The cash strapped City of Walsenburg may be on the brink of a huge economic deal, that would bring in $1.3 million for the sale of 330 acres owned by the City. Not everyone is on board with the sale because the land would be used for marijuana grow houses.
Denver land developer, Martra Holdings, is working with Walsenburg to purchase the land. The company said it's a kind of industrial park never seen before, one built to grow marijuana. The land sits on the outskirts of town off of highway 10 and Interstate 25, and would be a huge sale for the small city.
Walsenburg has about 3,000 in it and is known for it's beauty, mountain views and quiet streets.
"The area around us, it's gorgeous. This is where I want to retire," said Walsenburg native, Karina Sierra.
It's not known for its economic growth.
"The county, the city are some of the poorest in the state," said Walsenburg City Councilman, Nick Vigil.
Karina said she herself has had a tough time finding jobs here.
"Ever since I can remember there's always been a struggle for jobs here," she said.
As she finished up her shift at the 7th Street Deli on Tuesday, Sierra said she sees opportunity in the land sale.
"At this point we're so at a loss for what needs to be done here then, why not?" Sierra said.
For Sierra, it doesn't matter that it's marijuana that would grow the economy.
"I don't see a problem with it, Colorado's a legal state," she explained.
But not everyone thinks like Sierra, and the City knows that some people will take issue with the pot plants and the green houses.
"I've heard mixed reactions, I think people understand instead of raising taxes this is a better way to make some income," said Vigil.
The 330 acres won't be one giant marijuana grow operation. Martra said it plans to build about 100 green houses on the property and then rent them out to various businesses.
All of those green houses mean they'll need to buy a lot of water from the City. When it's fully built out, the company estimates it will need about 60,000 gallons of water a day.
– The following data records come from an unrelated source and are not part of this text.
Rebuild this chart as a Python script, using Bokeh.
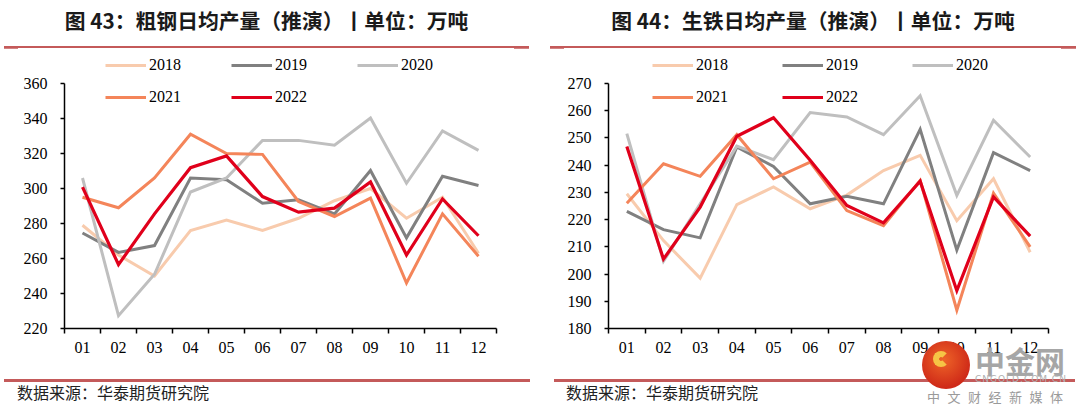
from bokeh.plotting import figure
from bokeh.models import Legend, LegendItem, FixedTicker, Div, Range1d
from bokeh.layouts import row, column
from bokeh.embed import file_html
from bokeh.resources import INLINE

# ---------------- data ----------------
months = ["01", "02", "03", "04", "05", "06", "07", "08", "09", "10", "11", "12"]
years = ["2018", "2019", "2020", "2021", "2022"]

steel_2018 = [279, 262, 250, 276, 282, 276, 283, 293, 300, 283, 295, 263]
steel_2019 = [274.6, 263.5, 267.4, 306, 305, 291.6, 293.5, 285.5, 310.3, 271.8, 307, 301.7]
steel_2020 = [306, 227.3, 251, 298, 306, 327.5, 327.5, 324.7, 340.3, 303, 332.9, 321.8]
steel_2021 = [295, 289, 306, 331, 320, 319.5, 292.6, 284, 294.5, 246, 285.5, 261.3]
steel_2022 = [300.8, 256.5, 285.5, 311.9, 318.6, 295.4, 286.5, 288.8, 303.7, 262, 294, 273]
steel_ticks = [220, 240, 260, 280, 300, 320, 340, 360]

iron_2018 = [229.5, 212.3, 198.5, 225.5, 232, 224, 229, 238, 243.6, 219.6, 235, 208]
iron_2019 = [223, 216.3, 213.3, 246.7, 239.5, 225.8, 228.6, 225.8, 253.2, 208.8, 244.6, 238]
iron_2020 = [251.6, 204.7, 225.8, 247, 242, 259.3, 257.7, 251.2, 265.5, 228.9, 256.5, 243]
iron_2021 = [226, 240.5, 235.9, 251.2, 235, 241.1, 223.3, 217.8, 234.4, 186.7, 229.7, 210]
iron_2022 = [246.9, 205.5, 224.6, 250.6, 257.4, 241.8, 225.2, 218.8, 234.1, 193.9, 228.3, 213.9]
iron_ticks = [180, 190, 200, 210, 220, 230, 240, 250, 260, 270]

title_left = "图 43：粗钢日均产量（推演）丨单位：万吨"
title_right = "图 44：生铁日均产量（推演）丨单位：万吨"
source_text = "数据来源：华泰期货研究院"

# ---------------- styles ----------------
colors = ["#F8CBAD", "#808080", "#BFBFBF", "#F4855A", "#E0001B"]
widths = [3, 3, 3, 3, 3.2]
RED = "#C45A5A"
NUM_FONT = "Liberation Serif"
CJK = "Noto Sans CJK SC"

x_idx = list(range(1, len(months) + 1))

AXIS_H = 245      # pixel height of the value axis
HEADROOM = 28     # space above the axis top kept inside the frame for the legend


def make_fig(series, ticks, frame_w, left_b, right_b, leg_x, leg_sp):
    lo, hi = ticks[0], ticks[-1]
    top = hi + HEADROOM * (hi - lo) / AXIS_H
    p = figure(frame_width=frame_w, frame_height=AXIS_H + HEADROOM,
               min_border_left=left_b, min_border_right=right_b,
               min_border_top=7, min_border_bottom=51,
               x_range=Range1d(0.5, len(months) + 0.5),
               y_range=Range1d(lo, top),
               output_backend="svg", toolbar_location=None)
    p.outline_line_color = None
    p.xgrid.visible = False
    p.ygrid.visible = False
    p.background_fill_color = "white"
    p.border_fill_color = "white"

    rs = []
    for vals, c, w in zip(series, colors, widths):
        rs.append(p.line(x_idx, vals, line_color=c, line_width=w,
                         line_join="miter"))

    # x axis: labels at months, ticks at boundaries
    xa = p.xaxis[0]
    xa.ticker = FixedTicker(ticks=x_idx,
                            minor_ticks=[i + 0.5 for i in range(len(months) + 1)])
    xa.major_label_overrides = {i: m for i, m in zip(x_idx, months)}
    xa.major_tick_out = 0
    xa.major_tick_in = 0
    xa.minor_tick_out = 5
    xa.minor_tick_in = 0
    xa.minor_tick_line_color = "black"
    xa.minor_tick_line_width = 1.5
    xa.axis_line_color = "black"
    xa.axis_line_width = 1.5
    xa.major_label_text_font = NUM_FONT
    xa.major_label_text_font_size = "16px"
    xa.major_label_text_color = "black"
    xa.major_label_standoff = 8

    ya = p.yaxis[0]
    ya.ticker = FixedTicker(ticks=ticks)
    ya.bounds = (lo, hi)
    ya.major_tick_out = 4
    ya.major_tick_in = 0
    ya.major_tick_line_color = "black"
    ya.major_tick_line_width = 1.5
    ya.minor_tick_line_color = None
    ya.axis_line_color = "black"
    ya.axis_line_width = 1.5
    ya.major_label_text_font = NUM_FONT
    ya.major_label_text_font_size = "16px"
    ya.major_label_text_color = "black"
    ya.major_label_standoff = 13

    common = dict(orientation="horizontal", spacing=leg_sp, glyph_width=41,
                  glyph_height=16, label_height=16, label_standoff=3,
                  label_text_font=NUM_FONT, label_text_font_size="16px",
                  label_text_color="black", padding=0, margin=0,
                  border_line_color=None, background_fill_alpha=0)
    leg1 = Legend(items=[LegendItem(label=years[i], renderers=[rs[i]]) for i in range(3)],
                  location=(leg_x, 254), **common)
    leg2 = Legend(items=[LegendItem(label=years[i], renderers=[rs[i]]) for i in range(3, 5)],
                  location=(leg_x, 222), **common)
    p.add_layout(leg1)
    p.add_layout(leg2)
    return p


def title_div(text, offset, line_w):
    ends = (f'<div style="position:absolute;left:0;top:46px;width:14px;height:3px;'
            f'background:{RED};"></div>'
            f'<div style="position:absolute;left:{line_w - 15}px;top:46px;width:15px;height:3px;'
            f'background:{RED};"></div>')
    html = (f'<div style="position:relative;box-sizing:border-box;margin-left:{offset}px;'
            f'width:{line_w}px;height:48px;'
            f'padding-top:7px;border-bottom:2px solid {RED};text-align:center;'
            f'font-family:\'{CJK}\';font-weight:bold;font-size:20.8px;'
            f'line-height:26px;color:#1a1a1a;white-space:nowrap;">{text}{ends}</div>')
    return Div(text=html, width=540, height=48, margin=0,
               styles={"overflow": "visible"})


def footer_div(offset, line_w, text_off, text, extra=""):
    html = (f'<div style="position:relative;margin-left:{offset}px;width:{line_w}px;'
            f'height:30px;border-top:3px solid {RED};'
            f'font-family:\'{CJK}\';font-size:16px;line-height:20px;color:#222;'
            f'padding-left:{text_off}px;box-sizing:border-box;white-space:nowrap;">{text}{extra}</div>')
    return Div(text=html, width=540, height=34, margin=0,
               styles={"overflow": "visible", "z-index": "5"})


left_fig = make_fig([steel_2018, steel_2019, steel_2020, steel_2021, steel_2022],
                    steel_ticks, 432, 64, 44, 41, 50)
right_fig = make_fig([iron_2018, iron_2019, iron_2020, iron_2021, iron_2022],
                     iron_ticks, 440, 68, 32, 44, 54)

watermark = (
    '<div style="position:absolute;left:368px;top:-41px;width:48px;height:48px;'
    'border-radius:50%;background:radial-gradient(circle at 45% 40%, #EE6428, #CF2A18 70%);'
    'z-index:10;">'
    '<div style="position:absolute;left:11px;top:10px;width:16px;height:16px;'
    'border:6px solid #F6C445;border-right-color:transparent;border-radius:50%;"></div></div>'
    '<div style="position:absolute;left:421px;top:-37px;font-family:\'Noto Sans CJK SC\';'
    'font-weight:bold;font-size:30px;line-height:30px;color:#A6A6A6;z-index:10;">中金网</div>'
    '<div style="position:absolute;left:421px;top:-8px;font-family:\'DejaVu Sans\';'
    'font-size:9px;line-height:10px;letter-spacing:1px;color:#B0B0B0;z-index:10;">CNGOLD.COM.CN</div>'
    '<div style="position:absolute;left:373px;top:7px;font-family:\'Noto Sans CJK SC\';'
    'font-size:13px;line-height:16px;letter-spacing:7.5px;color:#9A9A9A;z-index:10;">中文财经新媒体</div>'
)

left_col = column(title_div(title_left, 4, 525), left_fig,
                  footer_div(4, 526, 13, source_text), spacing=0)
right_col = column(title_div(title_right, 10, 526), right_fig,
                   footer_div(14, 521, 12, source_text, watermark), spacing=0)
layout = row(left_col, right_col, spacing=0)

open("out.html", "w").write(file_html(layout, INLINE))
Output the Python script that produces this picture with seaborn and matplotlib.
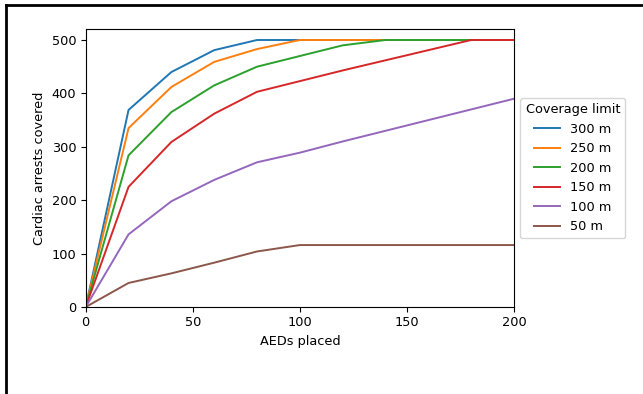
import numpy as np
import pandas as pd
import matplotlib
matplotlib.use("Agg")
import matplotlib.pyplot as plt
import seaborn as sns
from matplotlib.lines import Line2D

# AEDs placed (x) and arrests covered for each coverage limit
aeds = [0, 20, 40, 60, 80, 100, 120, 140, 160, 180, 200]
limits = ["300 m", "250 m", "200 m", "150 m", "100 m", "50 m"]
cov_300 = [0, 369, 440, 481, 500, 500, 500, 500, 500, 500, 500]
cov_250 = [0, 335, 412, 459, 483, 500, 500, 500, 500, 500, 500]
cov_200 = [0, 284, 365, 415, 450, 470, 490, 500, 500, 500, 500]
cov_150 = [0, 225, 309, 362, 403, 423, 443, 462, 481, 500, 500]
cov_100 = [0, 136, 198, 238, 271, 289, 310, 330, 350, 370, 390]
cov_50 = [0, 45, 63, 83, 104, 116, 116, 116, 116, 116, 116]

series = [cov_300, cov_250, cov_200, cov_150, cov_100, cov_50]
rows = []
for lim, vals in zip(limits, series):
    for x, y in zip(aeds, vals):
        rows.append({"AEDs placed": x, "covered": y, "limit": lim})
df = pd.DataFrame(rows)

# the reference looks like a slightly shrunk default figure
plt.rcParams["font.size"] = 9.3
plt.rcParams["xtick.major.size"] = 3.3
plt.rcParams["ytick.major.size"] = 3.3

fig = plt.figure(figsize=(6.43, 3.94), dpi=100)
ax = fig.add_axes([0.1333, 0.2208, 0.6661, 0.7048])

sns.lineplot(data=df, x="AEDs placed", y="covered", hue="limit",
             hue_order=limits, palette=sns.color_palette("tab10", 6),
             linewidth=1.4, ax=ax)

ax.set_xlim(0, 200)
ax.set_ylim(0, 520)
ax.set_xticks([0, 50, 100, 150, 200])
ax.set_yticks([0, 100, 200, 300, 400, 500])
ax.set_xlabel("AEDs placed")
ax.set_ylabel("Cardiac arrests covered")
ax.legend(title="Coverage limit", loc="center left", bbox_to_anchor=(1, 0.5))

# black frame on the left and top edges of the picture
fig.add_artist(Line2D([0.0101, 0.0101], [0, 0.988], transform=fig.transFigure,
                      color="black", linewidth=2))
fig.add_artist(Line2D([0.0101, 1], [0.988, 0.988], transform=fig.transFigure,
                      color="black", linewidth=2))

fig.savefig("out.png", dpi=100)
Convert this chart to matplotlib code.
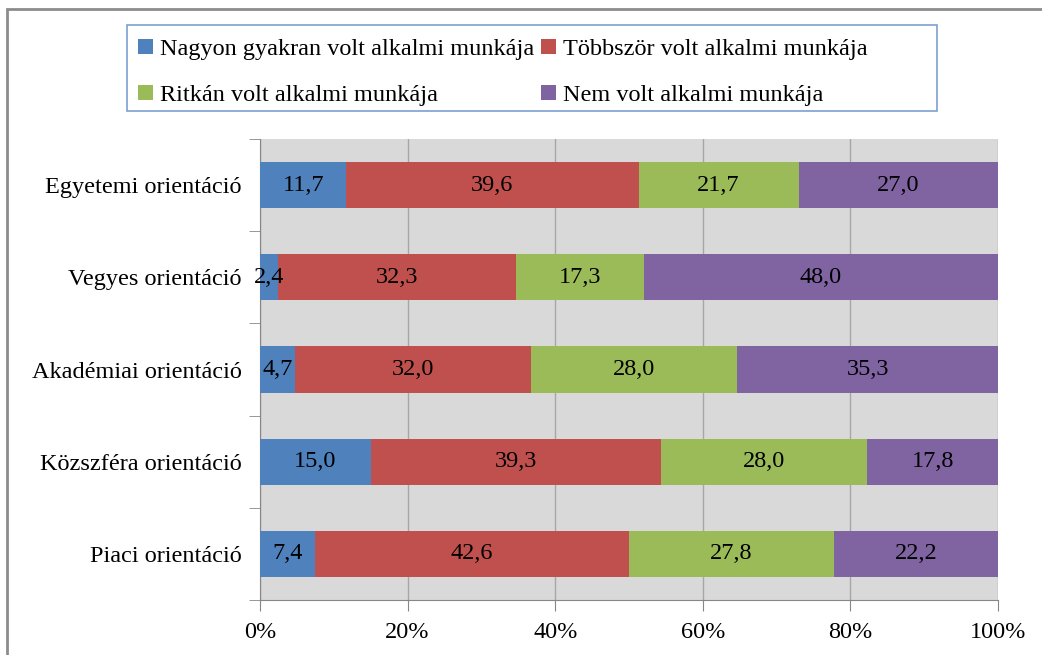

"It could really help our water and sewer funds and we have aging infrastructure," Vigil said of the water purchases.
While the sale and plans are in the very early stages, people like Sierra say it gives them hope for the struggling city.
"I would love to see Walsenburg flourish and get bigger and more jobs and more businesses. I was born and raised here so I would want the best for here," she said.
The Walsenburg City Council is meeting Tuesday night and it could finalize the contract for the land sale at that meeting. After that, there's a 60 day closing period to work out all of the aspects of the deal, specifically how the water will be purchased. Walsenburg and Huerfano County attorneys are looking into the water rights and if it will be considered agriculture water use.